Until 2025 the league had two divisions, the Premier Division and the Championship Division. In 2025 the league switched to three divisions, numbered Divisions One, Two and Three.

==Member clubs for 2026–27 season==

===North East Wales Football League Division One===

| Club | Location | Home ground |
|---|---|---|
| Acton | Acton | Spider Park |
| Aston Park Rangers | Aston | 33 Pitch |
| Castell Alun Colts | Hope | Castell Alun Sports & Leisure Complex |
| Coedpoeth United | Coedpoeth | Penygelli Playing Fields |
| Greenfield | Greenfield | Bagillt Road |
| Hawarden Rangers | Hawarden | Gladstone Playing Fields |
| Lex XI | Stansty | Stansty Park |
| Penyffordd Lions | Penyffordd | Abbott's Lane |
| Rhostyllen | Rhostyllen | Vicarage Hill |
| Rhydymwyn | Rhydymwyn | Dolfechlas Road |
| Saltney Town | Saltney | Sandy Lane |

===North East Wales Football League Division Two===

- AFC Deeside
- Brymbo
- Caerwys
- Cefn Druids
- Chirk AAA
- Holywell United
- Overton Recreation
- Ruabon Rovers
- Sychdyn United
- Yr Wyddgrug

===North East Wales Football League Division Three===

- AFC Weston Rhyn
- Bellevue
- Cei Connah
- Deeside Dragons
- Gronant
- Halkyn United
- Johnstown Youth
- Marchwiel Saints
- Mostyn
- Skippy
- Wrexham Foresters

== League Champions ==

| Season | Premier Division | Championship |
|---|---|---|
| 2020–21 | Season void | Season void |
| 2021–22 | Greenfield | Connah's Quay Town |
| 2022–23 | FC Queens Park | Ruabon Rovers |
| 2023–24 | Corwen | FC Plas Madoc |
| 2024–25 | Mynydd Isa | Broughton United |

| Season | Division One | Division Two | Division Three |
|---|---|---|---|
| 2025–26 | FC Queens Park | Acton | Caerwys |

== Cup Winners ==

| Season | Premier Cup | Two Counties Cup | Mike Beech Memorial Trophy |
|---|---|---|---|
| 2020–21 | Season void | Season void | Season void |
| 2021–22 | Cefn Mawr Rangers | Connah's Quay Town | Connah's Quay Town |
| 2022–23 | Connah's Quay Town | Gronant | FC Queens Park |
| 2023–24 | Penyfford Lions | Acton | Mynydd Isa |
| 2024–25 | Mynydd Isa | Acton | Lex XI reserves |
| 2025–26 | FC Queens Park | Overton Recreation |  |

==Former clubs==
The inaugural 2021–22 season saw a number of clubs resigning from the league structure. Premier Division club Brymbo Victoria left the league in August 2021 and dissolved and Chirk Town also resigned from the Premier Division late in the season and folded. In the Championship AFC Bagillt resigned in October 2021, Railway Rovers in March 2022 and Brymbo Lodge, both in March 2022 and Borras Park Albion in April.

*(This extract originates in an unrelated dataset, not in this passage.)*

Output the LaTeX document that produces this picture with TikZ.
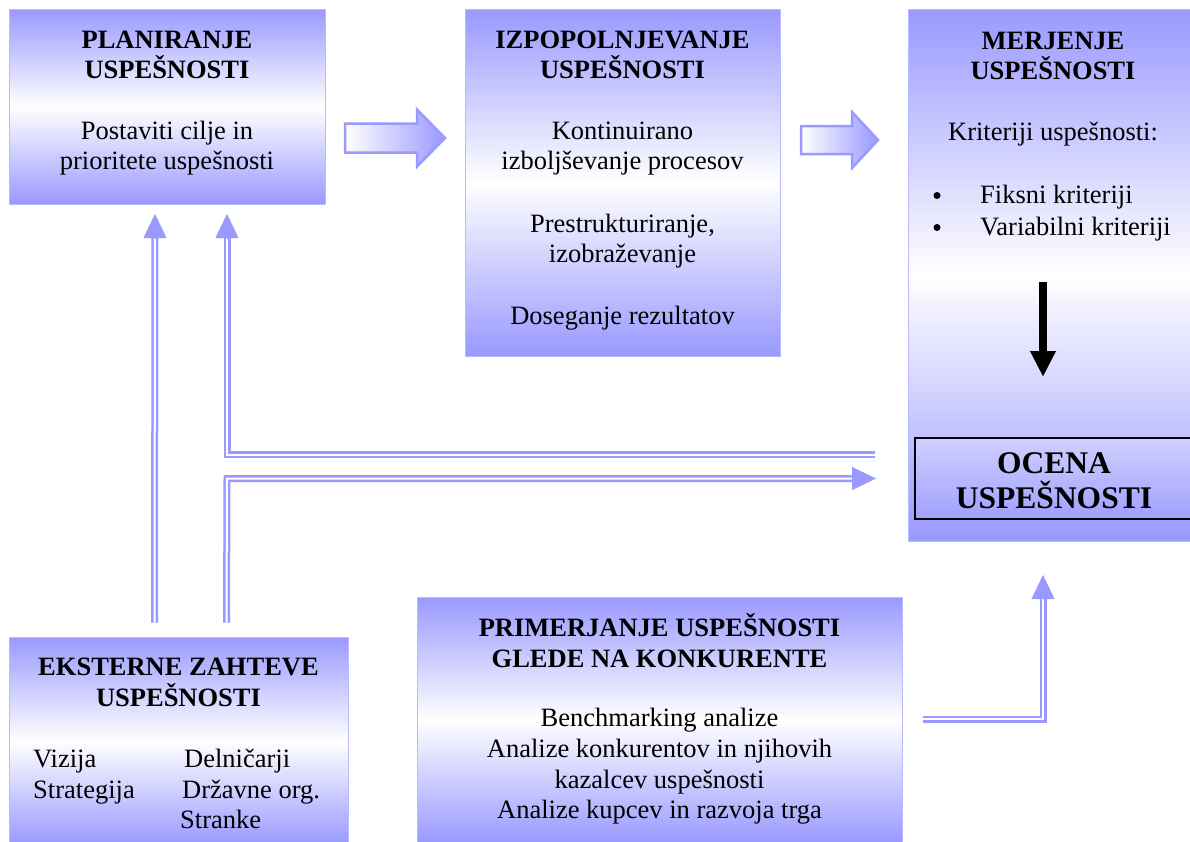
\documentclass[tikz,border=0pt]{standalone}
\usepackage{fontspec}
\setmainfont{Liberation Serif}
\usetikzlibrary{arrows.meta,calc}
\definecolor{ablue}{RGB}{153,153,255}
\definecolor{edgeblue}{RGB}{185,185,255}
\definecolor{ocenatop}{RGB}{208,208,255}
\definecolor{ocenabot}{RGB}{160,160,255}
\newcommand\bodyfont{\fontsize{26.5}{30.5}\selectfont}
\newcommand\ocenafont{\fontsize{31.5}{36}\selectfont\bfseries}
\tikzset{
  box/.style={rectangle, draw=edgeblue, line width=1pt, top color=ablue, bottom color=ablue, middle color=white, inner sep=0pt},
  ocenabox/.style={rectangle, draw=black, line width=2.5pt, top color=ocenatop, bottom color=ocenabot, inner sep=0pt},
  txt/.style={anchor=base, inner sep=0pt, font=\bodyfont},
  ttl/.style={anchor=base, inner sep=0pt, font=\bodyfont\bfseries},
  txtl/.style={anchor=base west, inner sep=0pt, font=\bodyfont},
  bulletdot/.style={circle, fill=black, inner sep=0pt, minimum size=7pt},
  blockarrow/.style={draw=ablue, line width=2.5pt, left color=white, right color=ablue, line join=miter},
  dbl/.style={draw=ablue, double=white, double distance=2pt, line width=2.5pt, line join=miter},
  dtip/.style={draw=ablue, line width=0.4pt, -{Triangle[length=24pt,width=23pt]}},
}
\begin{document}
\begin{tikzpicture}[x=1pt,y=-1pt]
\useasboundingbox (0,0) rectangle (1190,841);
\fill[white] (0,0) rectangle (1190,841);

% boxes
\node[box, minimum width=316pt, minimum height=195pt] (plan) at (167,106.5) {};
\node[box, minimum width=315pt, minimum height=347pt] (izp) at (622.5,182.5) {};
\node[box, minimum width=290pt, minimum height=532pt] (mer) at (1053,275) {};
\node[box, minimum width=339pt, minimum height=208pt] (eks) at (178.5,741) {};
\node[box, minimum width=485pt, minimum height=246pt] (prim) at (659.5,720) {};
\node[ocenabox, minimum width=278pt, minimum height=81pt] (ocena) at (1054,478.5) {};

% texts: planiranje
\node[ttl] (p1) at (167,48) {PLANIRANJE};
\node[ttl] (p2) at (167,78.5) {USPEŠNOSTI};
\node[txt] (p3) at (167,139) {Postaviti cilje in};
\node[txt] (p4) at (167,169) {prioritete uspešnosti};

% izpopolnjevanje
\node[ttl] (i1) at (622.5,48) {IZPOPOLNJEVANJE};
\node[ttl] (i2) at (622.5,78.5) {USPEŠNOSTI};
\node[txt] (i3) at (622.5,139) {Kontinuirano};
\node[txt] (i4) at (622.5,169) {izboljševanje procesov};
\node[txt] (i5) at (622.5,232) {Prestrukturiranje,};
\node[txt] (i6) at (622.5,262) {izobraževanje};
\node[txt] (i7) at (622.5,324) {Doseganje rezultatov};

% merjenje
\node[ttl] (m1) at (1053,49) {MERJENJE};
\node[ttl] (m2) at (1053,79) {USPEŠNOSTI};
\node[txt] (m3) at (1053,140) {Kriteriji uspešnosti:};
\node[bulletdot] (mb1) at (937,195.5) {};
\node[bulletdot] (mb2) at (937,227.5) {};
\node[txtl] (m4) at (980,203) {Fiksni kriteriji};
\node[txtl] (m5) at (980,235) {Variabilni kriteriji};
\node[anchor=base, inner sep=0pt, font=\ocenafont] (o1) at (1054,473) {OCENA};
\node[anchor=base, inner sep=0pt, font=\ocenafont] (o2) at (1054,508) {USPEŠNOSTI};

% eksterne
\node[ttl] (e1) at (178.5,675) {EKSTERNE ZAHTEVE};
\node[ttl] (e2) at (178.5,706) {USPEŠNOSTI};
\node[txtl] (e3) at (33,767) {Vizija};
\node[txtl] (e4) at (184,767) {Delničarji};
\node[txtl] (e5) at (33,798) {Strategija};
\node[txtl] (e6) at (182,798) {Državne org.};
\node[txtl] (e7) at (180,828) {Stranke};

% primerjanje
\node[ttl] (r1) at (659.5,636) {PRIMERJANJE USPEŠNOSTI};
\node[ttl] (r2) at (659.5,667) {GLEDE NA KONKURENTE};
\node[txt] (r3) at (659.5,726) {Benchmarking analize};
\node[txt] (r4) at (659.5,757) {Analize konkurentov in njihovih};
\node[txt] (r5) at (659.5,788) {kazalcev uspešnosti};
\node[txt] (r6) at (659.5,818) {Analize kupcev in razvoja trga};

% block arrows
\shade[blockarrow] (345,123.5) -- (417,123.5) -- (417,109.5) -- (445,138) -- (417,166.5) -- (417,152.5) -- (345,152.5) -- cycle;
\shade[blockarrow] (801,126) -- (852,126) -- (852,112) -- (878,140) -- (852,168) -- (852,154) -- (801,154) -- cycle;

% black arrow inside merjenje
\coordinate (ka) at (1043,282);
\coordinate (kb) at (1043,377);
\draw[line width=8pt, -{Triangle[length=26pt,width=24pt]}] (ka) -- (kb);

% double-line connectors
\coordinate (a1s) at ($(eks.north west)+(146,-14)$);
\coordinate (a1b) at (155,238);
\coordinate (a1t) at (155,214);
\draw[dbl] (a1s) -- (155,236);
\draw[dtip] (a1b) -- (a1t);

\coordinate (a2s) at ($(eks.north west)+(218,-14)$);
\coordinate (a2c) at (227,478.5);
\coordinate (a2b) at (852,478.5);
\coordinate (a2t) at (876,478.5);
\draw[dbl] (a2s) -- (a2c) -- (854,478.5);
\draw[dtip] (a2b) -- (a2t);

\coordinate (a3s) at (875,454.5);
\coordinate (a3c) at (227,454.5);
\coordinate (a3b) at (227,238);
\coordinate (a3t) at (227,214);
\draw[dbl] (a3s) -- (a3c) -- (227,236);
\draw[dtip] (a3b) -- (a3t);

\coordinate (a4s) at (923,719);
\coordinate (a4c) at (1043,719);
\coordinate (a4b) at (1043,598);
\coordinate (a4t) at (1043,575);
\draw[dbl] (a4s) -- (a4c) -- (1043,596);
\draw[dtip] (a4b) -- (a4t);
\end{tikzpicture}
\end{document}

Ahead of the 2022–23 season Cefn Mawr Rangers also resigned from the league. During that season, Saltney Ferry withdrew, and after the end of the season New Brighton Villa folded.

The 2024–25 season also saw a number a clubs leave the league - in the Premier Division both Caerwys and FC Plas Madoc left the league, and just before the end of the season, Deeside United also left the Championship. Gronant also announced they would depart from the league at the end of the season.